Conclusion: delay continues to undermine CO2 mitigation effectiveness

We conclude that the publication of the Climate Action Plan 2019 does not materially alter the (critical) findings of our earlier paper. The mitigation trajectories implied by the plan, insofar as they can be inferred, still prima facie suggest a very early exhaustion of our assessed prudent ‘fair share’ (Paris-aligned) CO2 quota, with consequent emergence of CO2 debt and tacit commitment to future “debt repayment” in the form of achieving large scale nett removal of CO2 from atmosphere, sustained over an extended period of time, currently with very poorly quantified cost and significant risk of failure.

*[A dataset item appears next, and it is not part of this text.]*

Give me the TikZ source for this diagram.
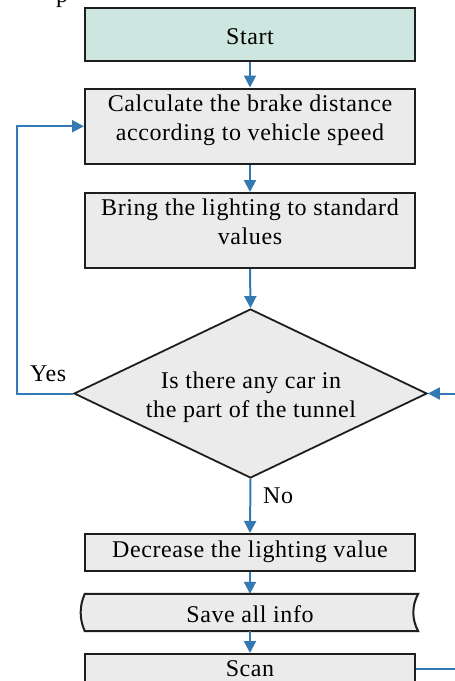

On the positive side, the action plan does propose very significant strengthening of Irish climate action governance in the immediate future, including the introduction of a system of binding five-yearly “emissions budgets”, extending at least 15 years into the future. This is a very positive commitment which does represent significant opportunity for a step change in mitigation urgency and effectiveness. However, to realise this opportunity, it is strongly recommended that the governance reforms should also explicitly incorporate some overall binding cumulative CO2 emissions limit (quota), adopted on a statutory basis. While this statutory quota might, of course, still differ from the specific value identified in the current research, it is essential that it be scientifically and ethically informed on a basis of prudence and global equity, and be accompanied by a transparent articulation of how it is claimed to align with the Paris Agreement goals. Further, to the extent that any proposed sequence of five-year budgets would subsequently imply overshoot of this statutory quota, there should be a governance requirement to explicitly recognise this anticipated emergence of CO2 debt, and for that to be coupled with immediate planning for how the extent and duration of such debt will be limited.